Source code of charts

========

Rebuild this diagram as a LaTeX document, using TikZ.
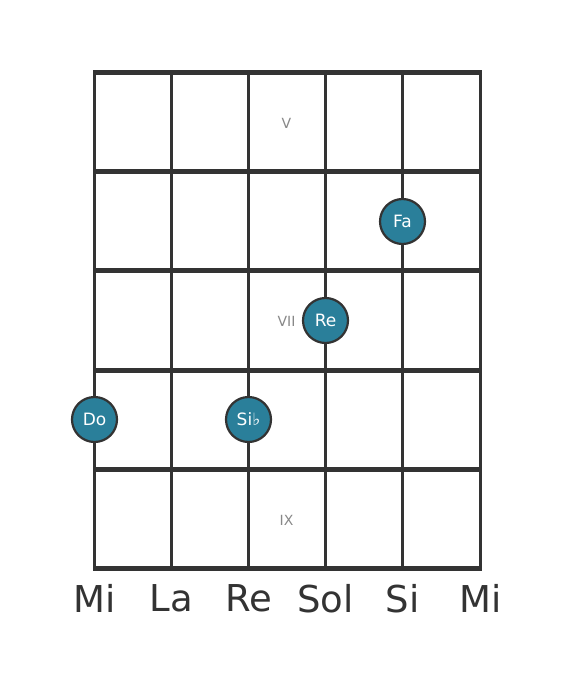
\documentclass[tikz,border=0pt]{standalone}
\usepackage{fontspec}
\setmainfont{DejaVu Sans}
\definecolor{grid}{HTML}{333333}
\definecolor{teal}{HTML}{2A7F9A}
\definecolor{fretlbl}{HTML}{888888}
\begin{document}
\begin{tikzpicture}[x=1pt,y=-1pt,
  fretline/.style={grid,line width=5pt},
  stringline/.style={grid,line width=3pt},
  notedot/.style={circle,fill=teal,draw=grid,line width=2.2pt,minimum size=45pt,inner sep=0pt,text=white,font=\fontsize{17}{17}\selectfont},
  fretno/.style={text=fretlbl,font=\fontsize{14}{14}\selectfont},
  strname/.style={text=grid,font=\fontsize{37}{37}\selectfont}]
\useasboundingbox (0,0) rectangle (568,682);
\foreach \x/\n in {94/s1,171/s2,248/s3,325/s4,402/s5,480/s6}{
  \coordinate (\n t) at (\x+0.5,72.5);
  \coordinate (\n b) at (\x+0.5,568.5);
  \draw[stringline] (\n t) -- (\n b);
}
\foreach \y/\n in {72/f0,171/f1,270/f2,370/f3,469/f4,568/f5}{
  \coordinate (\n l) at (93,\y+0.5);
  \coordinate (\n r) at (482,\y+0.5);
  \draw[fretline] (\n l) -- (\n r);
}
\node[fretno] (lv) at (286.5,123.5) {V};
\node[fretno] (lvii) at (286.5,321.5) {VII};
\node[fretno] (lix) at (286.5,520.5) {IX};
\node[notedot] (fa) at (402.5,221.5) {Fa};
\node[notedot] (re) at (325.5,320.5) {Re};
\node[notedot] (do) at (94.5,419.5) {Do};
\node[notedot] (sib) at (248.5,419.5) {Si♭};
\foreach \x/\t/\n in {94/Mi/n1,171/La/n2,248/Re/n3,325/Sol/n4,402/Si/n5,480/Mi/n6}
  \node[strname] (\n) at (\x+0.5,598.5) {\t};
\end{tikzpicture}
\end{document}
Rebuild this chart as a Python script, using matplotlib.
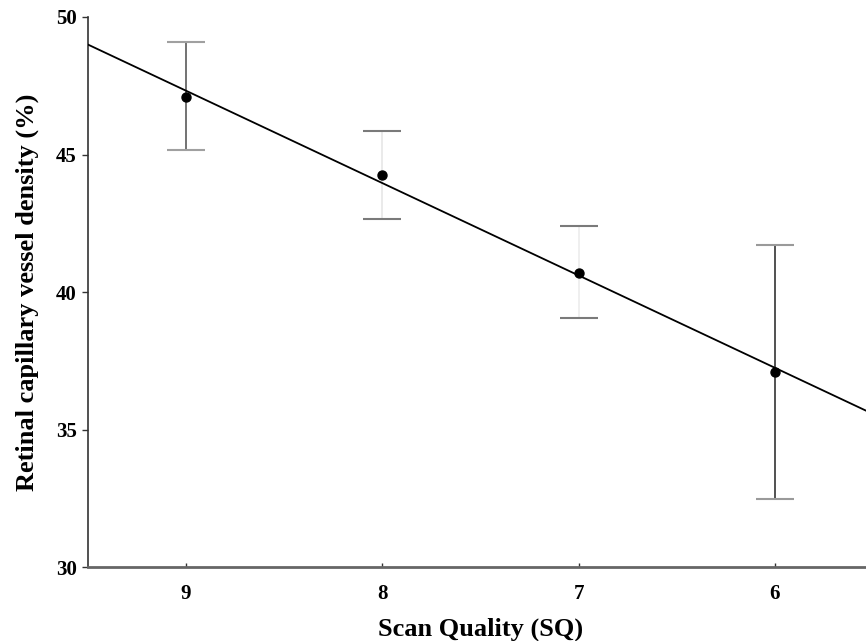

========

## Goal of the exercise
Make an exact copy of the records shown above, without the pictures.

## Final answer
Rebuild this diagram as a LaTeX document, using TikZ.
\documentclass[tikz,border=0pt]{standalone}
\usepackage{fontspec}
\setmainfont{DejaVu Sans}
\definecolor{grid}{HTML}{333333}
\definecolor{teal}{HTML}{2A7F9A}
\definecolor{fretlbl}{HTML}{888888}
\begin{document}
\begin{tikzpicture}[x=1pt,y=-1pt,
  fretline/.style={grid,line width=5pt},
  stringline/.style={grid,line width=3pt},
  notedot/.style={circle,fill=teal,draw=grid,line width=2.2pt,minimum size=45pt,inner sep=0pt,text=white,font=\fontsize{17}{17}\selectfont},
  fretno/.style={text=fretlbl,font=\fontsize{14}{14}\selectfont},
  strname/.style={text=grid,font=\fontsize{37}{37}\selectfont}]
\useasboundingbox (0,0) rectangle (568,682);
\foreach \x/\n in {94/s1,171/s2,248/s3,325/s4,402/s5,480/s6}{
  \coordinate (\n t) at (\x+0.5,72.5);
  \coordinate (\n b) at (\x+0.5,568.5);
  \draw[stringline] (\n t) -- (\n b);
}
\foreach \y/\n in {72/f0,171/f1,270/f2,370/f3,469/f4,568/f5}{
  \coordinate (\n l) at (93,\y+0.5);
  \coordinate (\n r) at (482,\y+0.5);
  \draw[fretline] (\n l) -- (\n r);
}
\node[fretno] (lv) at (286.5,123.5) {V};
\node[fretno] (lvii) at (286.5,321.5) {VII};
\node[fretno] (lix) at (286.5,520.5) {IX};
\node[notedot] (fa) at (402.5,221.5) {Fa};
\node[notedot] (re) at (325.5,320.5) {Re};
\node[notedot] (do) at (94.5,419.5) {Do};
\node[notedot] (sib) at (248.5,419.5) {Si♭};
\foreach \x/\t/\n in {94/Mi/n1,171/La/n2,248/Re/n3,325/Sol/n4,402/Si/n5,480/Mi/n6}
  \node[strname] (\n) at (\x+0.5,598.5) {\t};
\end{tikzpicture}
\end{document}
Rebuild this chart as a Python script, using matplotlib.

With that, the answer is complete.